## WHAT THE TASK REQUIRES:
Print the listing in its entirety and exactly, leaving out images.

## RECORDED DATA:
===============

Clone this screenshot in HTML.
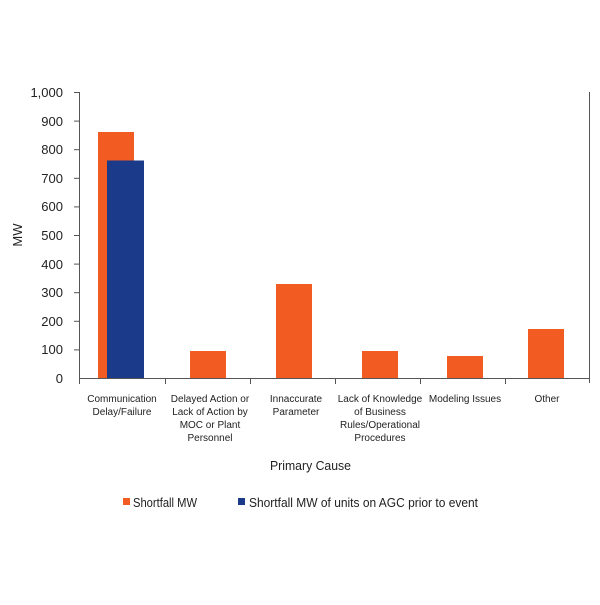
<!DOCTYPE html>
<html><head><style>
body{margin:0;background:#fff}
svg text{font-family:"Liberation Sans",Arial,sans-serif;fill:#222}
</style></head><body>
<svg width="600" height="600" viewBox="0 0 600 600" xmlns="http://www.w3.org/2000/svg">
<g stroke="#555" stroke-width="1" fill="none">
<line x1="79.5" y1="92" x2="79.5" y2="378"/>
<line x1="79.5" y1="378.5" x2="590" y2="378.5"/>
<line x1="589.5" y1="92" x2="589.5" y2="383"/>
<line x1="74" y1="92.5" x2="80" y2="92.5"/>
<line x1="74" y1="121.1" x2="80" y2="121.1"/>
<line x1="74" y1="149.7" x2="80" y2="149.7"/>
<line x1="74" y1="178.3" x2="80" y2="178.3"/>
<line x1="74" y1="206.9" x2="80" y2="206.9"/>
<line x1="74" y1="235.5" x2="80" y2="235.5"/>
<line x1="74" y1="264.1" x2="80" y2="264.1"/>
<line x1="74" y1="292.7" x2="80" y2="292.7"/>
<line x1="74" y1="321.3" x2="80" y2="321.3"/>
<line x1="74" y1="349.9" x2="80" y2="349.9"/>
<line x1="79.5" y1="378" x2="79.5" y2="384"/>
<line x1="165.5" y1="378" x2="165.5" y2="384"/>
<line x1="250.5" y1="378" x2="250.5" y2="384"/>
<line x1="335.5" y1="378" x2="335.5" y2="384"/>
<line x1="420.5" y1="378" x2="420.5" y2="384"/>
<line x1="505.5" y1="378" x2="505.5" y2="384"/>
</g>
<g font-size="13" text-anchor="end">
<text x="63" y="97">1,000</text><text x="63" y="126">900</text><text x="63" y="154">800</text>
<text x="63" y="183">700</text><text x="63" y="211">600</text><text x="63" y="240">500</text>
<text x="63" y="269">400</text><text x="63" y="297">300</text><text x="63" y="326">200</text>
<text x="63" y="354">100</text><text x="63" y="383">0</text>
</g>
<text x="22" y="235" font-size="13" text-anchor="middle" transform="rotate(-90 22 235)">MW</text>
<g fill="#F25C22">
<rect x="98" y="132" width="36" height="246"/>
<rect x="190" y="351" width="36" height="27"/>
<rect x="276" y="284" width="36" height="94"/>
<rect x="362" y="351" width="36" height="27"/>
<rect x="447" y="356" width="36" height="22"/>
<rect x="528" y="329" width="36" height="49"/>
</g>
<rect x="107" y="160.5" width="37" height="217.5" fill="#1B3A8A"/>
<g font-size="10" text-anchor="middle">
<text x="122" y="402">Communication</text><text x="122" y="415">Delay/Failure</text>
<text x="210" y="402">Delayed Action or</text><text x="210" y="415">Lack of Action by</text><text x="210" y="428">MOC or Plant</text><text x="210" y="441">Personnel</text>
<text x="296" y="402">Innaccurate</text><text x="296" y="415">Parameter</text>
<text x="380" y="402">Lack of Knowledge</text><text x="380" y="415">of Business</text><text x="380" y="428">Rules/Operational</text><text x="380" y="441">Procedures</text>
<text x="465" y="402">Modeling Issues</text>
<text x="547" y="402">Other</text>
</g>
<text x="270" y="470" font-size="13" textLength="81" lengthAdjust="spacingAndGlyphs">Primary Cause</text>
<rect x="123" y="498" width="7" height="7" fill="#F25C22"/>
<text x="133" y="507" font-size="13" textLength="64" lengthAdjust="spacingAndGlyphs">Shortfall MW</text>
<rect x="238" y="498" width="7" height="7" fill="#1B3A8A"/>
<text x="249" y="507" font-size="13" textLength="229" lengthAdjust="spacingAndGlyphs">Shortfall MW of units on AGC prior to event</text>
</svg>
</body></html>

===============

## THE RESPONSE:
Clone this screenshot in HTML.
<!DOCTYPE html>
<html><head><style>
body{margin:0;background:#fff}
svg text{font-family:"Liberation Sans",Arial,sans-serif;fill:#222}
</style></head><body>
<svg width="600" height="600" viewBox="0 0 600 600" xmlns="http://www.w3.org/2000/svg">
<g stroke="#555" stroke-width="1" fill="none">
<line x1="79.5" y1="92" x2="79.5" y2="378"/>
<line x1="79.5" y1="378.5" x2="590" y2="378.5"/>
<line x1="589.5" y1="92" x2="589.5" y2="383"/>
<line x1="74" y1="92.5" x2="80" y2="92.5"/>
<line x1="74" y1="121.1" x2="80" y2="121.1"/>
<line x1="74" y1="149.7" x2="80" y2="149.7"/>
<line x1="74" y1="178.3" x2="80" y2="178.3"/>
<line x1="74" y1="206.9" x2="80" y2="206.9"/>
<line x1="74" y1="235.5" x2="80" y2="235.5"/>
<line x1="74" y1="264.1" x2="80" y2="264.1"/>
<line x1="74" y1="292.7" x2="80" y2="292.7"/>
<line x1="74" y1="321.3" x2="80" y2="321.3"/>
<line x1="74" y1="349.9" x2="80" y2="349.9"/>
<line x1="79.5" y1="378" x2="79.5" y2="384"/>
<line x1="165.5" y1="378" x2="165.5" y2="384"/>
<line x1="250.5" y1="378" x2="250.5" y2="384"/>
<line x1="335.5" y1="378" x2="335.5" y2="384"/>
<line x1="420.5" y1="378" x2="420.5" y2="384"/>
<line x1="505.5" y1="378" x2="505.5" y2="384"/>
</g>
<g font-size="13" text-anchor="end">
<text x="63" y="97">1,000</text><text x="63" y="126">900</text><text x="63" y="154">800</text>
<text x="63" y="183">700</text><text x="63" y="211">600</text><text x="63" y="240">500</text>
<text x="63" y="269">400</text><text x="63" y="297">300</text><text x="63" y="326">200</text>
<text x="63" y="354">100</text><text x="63" y="383">0</text>
</g>
<text x="22" y="235" font-size="13" text-anchor="middle" transform="rotate(-90 22 235)">MW</text>
<g fill="#F25C22">
<rect x="98" y="132" width="36" height="246"/>
<rect x="190" y="351" width="36" height="27"/>
<rect x="276" y="284" width="36" height="94"/>
<rect x="362" y="351" width="36" height="27"/>
<rect x="447" y="356" width="36" height="22"/>
<rect x="528" y="329" width="36" height="49"/>
</g>
<rect x="107" y="160.5" width="37" height="217.5" fill="#1B3A8A"/>
<g font-size="10" text-anchor="middle">
<text x="122" y="402">Communication</text><text x="122" y="415">Delay/Failure</text>
<text x="210" y="402">Delayed Action or</text><text x="210" y="415">Lack of Action by</text><text x="210" y="428">MOC or Plant</text><text x="210" y="441">Personnel</text>
<text x="296" y="402">Innaccurate</text><text x="296" y="415">Parameter</text>
<text x="380" y="402">Lack of Knowledge</text><text x="380" y="415">of Business</text><text x="380" y="428">Rules/Operational</text><text x="380" y="441">Procedures</text>
<text x="465" y="402">Modeling Issues</text>
<text x="547" y="402">Other</text>
</g>
<text x="270" y="470" font-size="13" textLength="81" lengthAdjust="spacingAndGlyphs">Primary Cause</text>
<rect x="123" y="498" width="7" height="7" fill="#F25C22"/>
<text x="133" y="507" font-size="13" textLength="64" lengthAdjust="spacingAndGlyphs">Shortfall MW</text>
<rect x="238" y="498" width="7" height="7" fill="#1B3A8A"/>
<text x="249" y="507" font-size="13" textLength="229" lengthAdjust="spacingAndGlyphs">Shortfall MW of units on AGC prior to event</text>
</svg>
</body></html>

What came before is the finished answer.